Restent alors deux issues : la dictature globale et la démocratie locale.

« Confrontés à la menace d’une remise en cause de leur niveau de vie, les masses du Nord seraient prêtes à s’abandonner aux démagogues promettant de le préserver en échange de leur liberté » et certains penseurs, formant le groupe de Bilderberg1, y songent « au prix de l’aggravation des injustices planétaires et... de la liquidation d’une part notable de notre espèce ».

Ceux qui, comme les distributistes, rejettent toute dictature et sont attirés par l’utopie de la convivialité, préfèrent évidemment à cette solution radicale et assassine celle qui repose sur “l’écodémocratie locale”, selon l’expression de Serge Latouche, qui estime que celle-ci ne peut probablement fonctionner qu’à l’échelle de petites unités homogènes susceptibles « de satisfaire localement la plupart des besoins essentiels » et que « l’utopie locale est peut-être plus réaliste qu’on ne croit, car c’est du vécu concret des citoyens que procèdent les attentes et les possibles ». Il cite un auteur, T.Fotopoulos, qui fixe à 30.000 environ le nombre d’habitants d’une telle unité, alors que nous avons avancé, a priori, l’échelle de la région, soit beaucoup plus d’habitants.

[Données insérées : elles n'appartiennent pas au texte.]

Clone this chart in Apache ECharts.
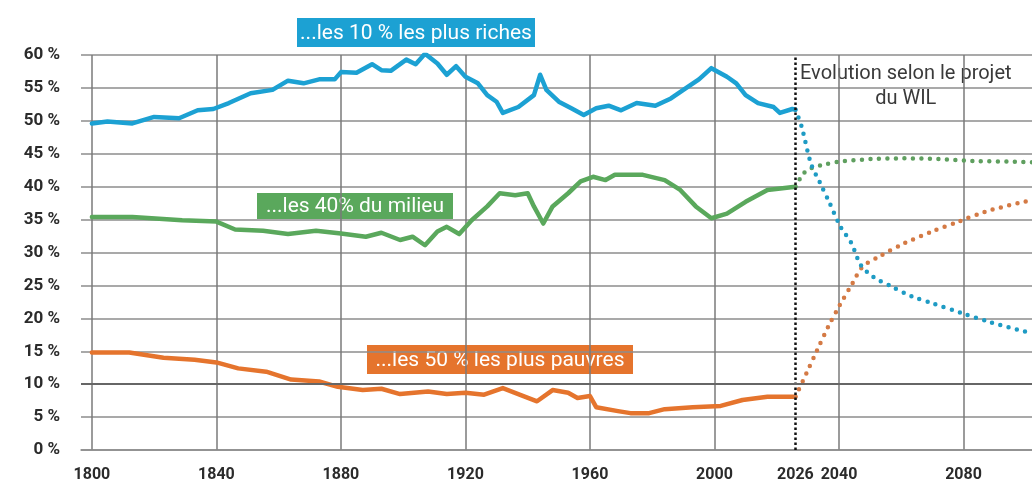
<!DOCTYPE html>
<html>
<head>
<meta charset="utf-8">
<script src="https://cdn.jsdelivr.net/npm/echarts@6/dist/echarts.min.js"></script>
<style>
html,body{margin:0;padding:0;background:#fff;}
#chart{width:1032px;height:484px;}
</style>
</head>
<body>
<div id="chart"></div>
<script>
// ---- data ----
var xLabelValues = [1800, 1840, 1880, 1920, 1960, 2000, 2026, 2040, 2080];
var xGridValues = [1800, 1840, 1880, 1920, 1960, 2000, 2040, 2080];
var projectionStart = 2026;

var richHistYears = [1800,1805,1813,1820,1828,1834,1839,1844,1851,1858,1863,1868,1873,1878,1880,1885,1890,1893,1896,1901,1904,1907,1911,1914,1917,1920,1924,1927,1930,1932,1937,1942,1944,1946,1950,1954,1958,1962,1966,1970,1975,1981,1986,1990,1995,1999,2004,2007,2010,2014,2019,2021,2025,2026];
var richHistVals = [49.6,49.9,49.6,50.6,50.4,51.6,51.8,52.7,54.2,54.7,56.1,55.7,56.3,56.3,57.4,57.3,58.6,57.7,57.6,59.3,58.6,60.2,58.7,57.0,58.3,56.7,55.7,53.9,52.9,51.2,52.1,53.9,57.0,54.7,52.9,51.9,50.9,51.9,52.3,51.6,52.7,52.3,53.4,54.7,56.3,58.0,56.7,55.7,53.9,52.7,52.1,51.2,51.8,51.7];

var midHistYears = [1800,1813,1829,1840,1846,1855,1863,1872,1880,1888,1893,1899,1903,1907,1911,1914,1918,1922,1927,1931,1936,1940,1942,1945,1948,1953,1957,1961,1965,1968,1977,1984,1989,1994,1999,2004,2010,2017,2026];
var midHistVals = [35.4,35.4,34.9,34.7,33.5,33.3,32.8,33.3,32.9,32.4,33.0,31.9,32.4,31.1,33.2,33.9,32.8,34.9,37.0,39.0,38.7,39.0,37.0,34.4,37.0,39.0,40.8,41.5,41.0,41.8,41.8,41.0,39.5,37.0,35.2,35.9,37.7,39.5,40.0];

var poorHistYears = [1800,1812,1823,1833,1840,1847,1856,1864,1873,1879,1887,1893,1899,1908,1914,1920,1926,1932,1938,1943,1948,1953,1956,1960,1962,1969,1973,1979,1984,1993,2002,2009,2017,2026];
var poorHistVals = [14.8,14.8,14.0,13.7,13.3,12.4,11.9,10.7,10.4,9.6,9.1,9.3,8.5,8.9,8.5,8.7,8.4,9.4,8.3,7.4,9.1,8.7,7.9,8.2,6.5,5.9,5.6,5.6,6.2,6.5,6.7,7.6,8.1,8.1];

var richProjYears = [2026,2028,2031,2034,2037,2040.5,2044,2047,2051,2057,2063.5,2070,2079.5,2088,2098,2102];
var richProjVals = [51.7,49.1,43.5,40.5,37.5,33.9,31.4,28.1,26.3,24.8,23.3,22.3,20.8,19.5,18.2,17.8];

var midProjYears = [2026,2028.6,2031,2035.6,2040,2050.7,2061,2072,2083,2096.5,2102];
var midProjVals = [40.0,42.0,42.8,43.4,43.8,44.2,44.3,44.2,43.9,43.8,43.7];

var poorProjYears = [2026,2029.5,2033,2036.5,2040,2044.3,2047.5,2053,2061,2070,2078.5,2087,2098.5,2102];
var poorProjVals = [8.1,11.6,15.2,18.7,21.8,25.3,27.8,29.4,31.4,33.2,34.7,36.2,37.6,37.9];

var labelRich = '...les 10 % les plus riches';
var labelMid = '...les 40% du milieu';
var labelPoor = '...les 50 % les plus pauvres';
var noteLine1 = 'Evolution selon le projet';
var noteLine2 = 'du WIL';

// ---- build ----
function pairs(xs, ys) { return xs.map(function (x, i) { return [x, ys[i]]; }); }

var BLUE = '#1ca1d3', GREEN = '#5aa85c', ORANGE = '#e5742d';
var BLUE_P = '#1e9bc4', GREEN_P = '#5f9f5f', ORANGE_P = '#d47a45';
var AXIS_FONT = "Roboto, 'Noto Sans', sans-serif";

function histSeries(name, data, color) {
  return { name: name, type: 'line', data: data, showSymbol: false, symbol: 'none',
    lineStyle: { color: color, width: 4.5, join: 'round', cap: 'round' }, z: 3 };
}
function projSeries(name, data, color) {
  return { name: name, type: 'line', data: data, showSymbol: false, symbol: 'none', smooth: 0.3,
    lineStyle: { color: color, width: 4.5, type: [0, 8.5], cap: 'round' }, z: 4 };
}

function labelBox(x, y, w, h, color, text, size) {
  return { type: 'group', left: x, top: y, z: 20, children: [
    { type: 'rect', shape: { x: 0, y: 0, width: w, height: h }, style: { fill: color } },
    { type: 'text', x: w / 2, y: h / 2 + 1, style: { text: text, fill: '#fff', align: 'center', verticalAlign: 'middle',
      font: 'normal ' + size + 'px ' + AXIS_FONT } }
  ]};
}

var chart = echarts.init(document.getElementById('chart'), null, { renderer: 'canvas' });
var poorHist = histSeries('poorHist', pairs(poorHistYears, poorHistVals), ORANGE);
poorHist.markLine = {
  silent: true, symbol: ['none', 'none'], label: { show: false }, animation: false,
  data: [
    { xAxis: projectionStart, lineStyle: { color: '#111', width: 2.5, type: 'dotted' } },
    { yAxis: 10, lineStyle: { color: '#666', width: 2, type: 'solid' } }
  ]
};

chart.setOption({
  animation: false,
  grid: { left: 81, right: 0, top: 55, bottom: 34 },
  xAxis: {
    type: 'value', min: 1796.5, max: 2102,
    axisLine: { show: true, lineStyle: { color: '#8c8c8c', width: 1.5 } },
    axisTick: { show: false, customValues: xGridValues },
    splitLine: { show: true, lineStyle: { color: '#7a7a7a', width: 1.5 } },
    axisLabel: { customValues: xLabelValues, margin: 17, color: '#2b2b2b', fontSize: 16,
      fontFamily: AXIS_FONT, fontWeight: 'bold', formatter: function (v) { return String(v); } }
  },
  yAxis: {
    type: 'value', min: 0, max: 60, interval: 5,
    axisLine: { show: false }, axisTick: { show: false },
    splitLine: { show: true, lineStyle: { color: '#8c8c8c', width: 1.5 } },
    axisLabel: { margin: 21, color: '#2b2b2b', fontSize: 17, fontFamily: AXIS_FONT, fontWeight: 'bold',
      formatter: '{value} %' }
  },
  series: [
    poorHist,
    histSeries('midHist', pairs(midHistYears, midHistVals), GREEN),
    histSeries('richHist', pairs(richHistYears, richHistVals), BLUE),
    projSeries('midProj', pairs(midProjYears, midProjVals), GREEN_P),
    projSeries('poorProj', pairs(poorProjYears, poorProjVals), ORANGE_P),
    projSeries('richProj', pairs(richProjYears, richProjVals), BLUE_P)
  ],
  graphic: [
    labelBox(297, 18, 238, 29, BLUE, labelRich, 21),
    labelBox(257, 193, 196, 26, GREEN, labelMid, 21),
    labelBox(367, 345, 266, 29, ORANGE, labelPoor, 21),
    { type: 'group', left: 800, top: 64, z: 20, children: [
      { type: 'text', x: 109, y: 12, style: { text: noteLine1, fill: '#3a3a3a', align: 'center', verticalAlign: 'middle',
        font: "normal 20px Roboto, 'Liberation Sans', sans-serif" } },
      { type: 'text', x: 109, y: 37, style: { text: noteLine2, fill: '#3a3a3a', align: 'center', verticalAlign: 'middle',
        font: "normal 20px Roboto, 'Liberation Sans', sans-serif" } }
    ]}
  ]
});
</script>
</body>
</html>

Le réalisme semble donc être de commencer à la plus petite échelle, comme le font les SEL ou comme tentent de le faire nos amis de la région de Mulhouse, ne serait-ce que pour susciter le débat autour de ces problèmes essentiels de notre temps et pour inciter à la réflexion sur l’organisation nécessaire et certainement possible d’une société basée sur la convivialité.